PREMENSTRUAL SYNDROME (PMS)

This collection of mental, physical and emotional syndromes occurs in about a third of all women of child-bearing age. More than a hundred signs and symptoms have been reported in the medical literature but this very woolliness has made many men suspicious of the whole subject.

To those women who suffer from PMS things are all too real. The most common complaints are anxiety, nervous tension, and mood swings, irritability, weight gain, breast tenderness, and headaches. Some women are depressed and a few actually suicidal. A loss of sex drive is not at all uncommon either.

It is not known what causes PMS but hormone changes are thought to be responsible. Whether these changes are made worse by nutritional deficiences as a result of a poor diet is open to debate but clinical experience shows that this is likely to be true, if only because so many women greatly improve or are completely cured by taking the right nutritional supplements.

Most women with PMS say that it gets worse as they age, as they have more babies, if they are under stress, if they are worried, and if they do little physical activity.

If you are a sufferer, try keeping a PMS diary, noting down your signs and symptoms month by month. This can help your partner and your family to understand what is happening.

Find a PMS club or group where you can share experiences.

Keep a note on the family calendar so that they can see at a glance that it is a time for them to be more understanding.

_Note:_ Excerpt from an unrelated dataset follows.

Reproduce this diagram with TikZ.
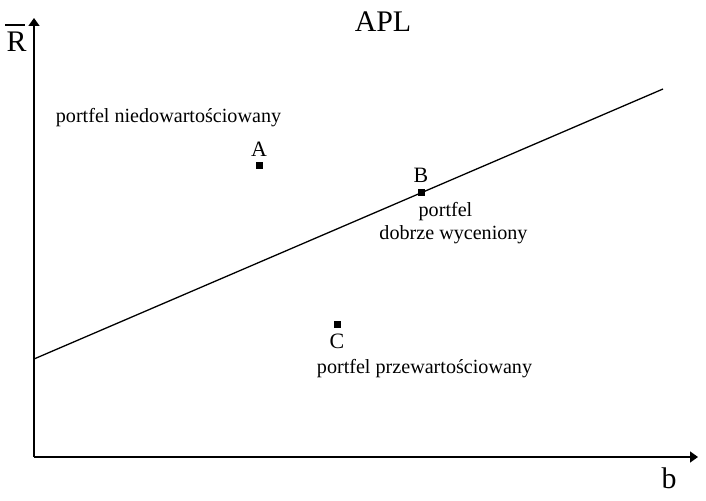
\documentclass[tikz,border=0pt]{standalone}
\usepackage{fontspec}
\setmainfont{Liberation Serif}
\usetikzlibrary{arrows.meta,positioning}
\newcommand{\kreskaR}{\makebox[0pt][l]{\hspace{-0.05em}\rule[0.87em]{0.67em}{0.067em}}R}
\begin{document}
\begin{tikzpicture}[x=1bp,y=-1bp,
	axis/.style={line width=1.4bp,-{Triangle[length=8bp,width=11bp]}},
	pkt/.style={fill=black,inner sep=0pt,minimum size=7bp},
	opis/.style={font=\fontsize{20.2}{22}\selectfont,inner sep=0pt,anchor=base},
	litera/.style={font=\fontsize{22}{24}\selectfont,inner sep=0pt,anchor=base}]
	\useasboundingbox (0,0) rectangle (706,501);
	\coordinate (O) at (34,457);
	\coordinate (Ry) at (34,18);
	\coordinate (bx) at (698,457);
	\draw[axis] (O) -- (Ry);
	\draw[axis] (O) -- (bx);
	\node[font=\fontsize{30}{32}\selectfont,inner sep=0pt,anchor=base] (Rlab) at (16.5,52) {\kreskaR};
	\node[font=\fontsize{30}{32}\selectfont,inner sep=0pt,anchor=base] (blab) at (669,488) {b};
	\node[font=\fontsize{30}{32}\selectfont,inner sep=0pt,anchor=base] (apl) at (383,32) {APL};
	% linia APL
	\coordinate (L0) at (34,359);
	\coordinate (L1) at (663,89);
	\draw[line width=1.3bp] (L0) -- (L1);
	% portfele
	\node[pkt] (A) at (259,166) {};
	\node[pkt] (B) at (421,193) {};
	\node[pkt] (C) at (337,324) {};
	\node[litera] (Alab) at (259,157) {A};
	\node[litera] (Blab) at (421,183) {B};
	\node[litera] (Clab) at (337,348) {C};
	\node[opis] (niedo) at (168.5,123) {portfel niedowarto\'sciowany};
	\node[opis] (dobrze1) at (445.5,217) {portfel};
	\node[opis] (dobrze2) at (453.5,240) {dobrze wyceniony};
	\node[opis] (prze) at (424.5,373) {portfel przewarto\'sciowany};
\end{tikzpicture}
\end{document}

Try the following self-help methods for the ten days before a period, stop smoking; drink no alcohol; stop adding salt to your food; cut right down on tea and coffee, eat six small meals a day rather than three ordinary ones; take evening primrose oil as directed on the pack; eat brewer’s yeast tablets as directed on the pack; take some daily exercise, preferably out of doors; and try to cut down the stress in your life.